Hit Tracker is now ESPN Home Run Tracker! Hit Tracker founder Greg Rybarczyk is now collaborating with the ESPN Stats & information Group to continue tracking all MLB home runs, and helping baseball fans know "How Far It Really Went!™" Please credit any information on this site to ESPN Stats & Information Group. For more information and analysis on home runs, please contact founder Greg Rybarczyk.

So I stumble onto this site surfing the 'net and it tracks HR's hit in MLB and the speed of the ball off the bat on said hits.  This is a very neat statistical toy.
2013 Top Home Runs, Speed Off Bat - Full List
http://www.hittrackeronline.com/top_sob.php
Here is the developer's bio so you can see the data is likely very reliable and and I won't hear from either his or ESPN's lawyers for my use of the data.

Bio
Greg Rybarczyk was born in Lowell, MA and raised in Ayer, MA, graduating from Lawrence Academy in Groton in 1986 and Union College in 1990, where he earned a B.S. in Mechanical Engineering. He was awarded an officer's commission in the U.S. Navy in 1990, and served in that capacity for seven years, fulfilling assignments aboard ship as a nuclear engineer and his ship's navigator, and later ashore as a physics instructor at an ROTC prep school.
Since leaving the Navy in 1997 Greg has worked as a reliability engineer, design engineer and as a Six Sigma "Black Belt" and "Master Black Belt" for two major U.S. & global corporations. In these roles he has made extensive use of data gathering and statistical analysis to solve business problems, making numerous quality improvements to his company's products and saving the company many millions of dollars during his career.
In early 2005, Greg began designing Hit Tracker, which combines several of his interests and talents: baseball, physics, statistics and automated spreadsheet design.
Greg lives in the Portland, OR area with his wife and two children.

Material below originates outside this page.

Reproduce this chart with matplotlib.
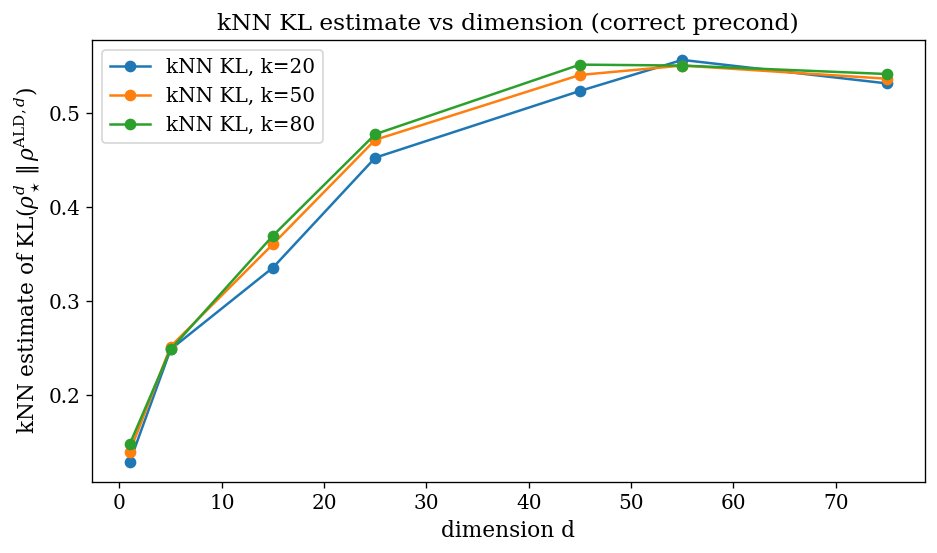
import matplotlib
matplotlib.use('Agg')
import matplotlib.pyplot as plt

plt.rcParams['font.family'] = 'serif'
plt.rcParams['mathtext.fontset'] = 'dejavuserif'
plt.rcParams['font.size'] = 13

# 维度与各 k 的 kNN KL 估计值
dims = [1, 5, 15, 25, 45, 55, 75]
kl_k20 = [0.129, 0.249, 0.336, 0.453, 0.524, 0.557, 0.532]
kl_k50 = [0.140, 0.252, 0.361, 0.472, 0.541, 0.551, 0.537]
kl_k80 = [0.148, 0.249, 0.370, 0.478, 0.552, 0.551, 0.542]

fig, ax = plt.subplots(figsize=(937 / 120, 553 / 120), dpi=120)

ax.plot(dims, kl_k20, '-o', label='kNN KL, k=20')
ax.plot(dims, kl_k50, '-o', label='kNN KL, k=50')
ax.plot(dims, kl_k80, '-o', label='kNN KL, k=80')

ax.set_title('kNN KL estimate vs dimension (correct precond)', fontsize=14)
ax.set_xlabel('dimension d', fontsize=13)
ax.set_ylabel(r'kNN estimate of KL($\rho_\star^d\,\|\,\rho^{\mathrm{ALD},d}$)', fontsize=13)
ax.tick_params(labelsize=12)
ax.legend(loc='upper left', fontsize=12)

# 按参考图手动调整边距
fig.subplots_adjust(left=0.098, right=0.987, top=0.928, bottom=0.128)
plt.savefig('out.png', dpi=120)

So I scan the names and notice the Giants appear to be under-represented at the top of the list, which is littered with the premier HR hitters in  the game.  No surprise there.

It turns out you can copy/paste the list into Excel and sort by team.

So I did that. With interesting (IMO) results.

Here are the stats for the entire bucket of HR's up until August 7th.
Average 103.37
Median 103.20
High 120.10
Low 88.50

The Giants came in at about 103.1 and the rays at 103.5.
The Blue Jays were the top team at 105, not surprising, their guys are all over the top of the list and near the high posted by Trumbo of 120.10.
The Marlins, Braves and Angels were around 104.5.
Philly and Seattle were among the worst at around 102.25.

The data for the top readings for each hitter by team was even more illuminating, but again not very surprising.

For the Giants, Hunter Pence launched one at (115.6) followed by Posey (112.4) Sandoval (111.3) Tony Abreu, maybe he should play more (107.1) Crawford (106.0) Quiroz (105.6) Torres (105.2) Blanco (103.4) Belt (102.1) Scutaro (101.5) Pill (101.4) Pagan (97.6). 

Now, Brandon Belt is too big a kid to be swinging it 102 tops. Maybe they were onto something with this whole lining up the knuckles bit. He just hit a HR off the Brewers, so it will be interesting if the mechanical change translated into a higher bat speed reading. My guess would be yes. Belt is five for ten AB's since the change coming into today, so it has had an immediate impact. I just wonder why it took so long, his hard  headed-ness or their organizational air headed-ness.   

For the Rays, Evan Longoria (112.8) Luke Scott (112.8) Joyce (112.0) Myers (110.7) K. Johnson (110.0) S. Rodriguez (109.7) Loney (109.6) Escobar (109.3) Lobaton (108.7) D. Jennings (108.6) Zobrist (108.1) Roberts (104.5) S. Duncan (102.0) Fuld (101.8) Molina (100.1) 

Aside from the fact that the Rays have 11 guys with readings > 108.1 and the Giants had only 3 a couple of other embarrassing observations. The Rays have guys coming off their bench that would be in our top three or four. They have middle infielders that would be in our top four!!! 

What the heck are they doing to identify and develop hitters that we aren't? If you look at the top-end speed, their guys beat our guys across the board by about 5 MPH. Now that may not seem like much, but it translates into about 25-35 more feet on a line drive or a fly ball. Heck, more speed on grounders = more singles through the IF. More bat speed on line drives and fly balls = more doubles and triples, to say nothing about more HR's versus warning track fly outs.   

No wonder the Giants haven't hit a HR at home in about a month. They don't have decent bat speed. 

And they're quitters. 

I'd like to play around with the data more and see how much the bat speed correlates to some of the FanGraphs hitting data, especially the RunsCreated and some of the slugging / extra-base hit data. 

Maybe if the Giants keep bringing boring back into baseball, I can free up some time.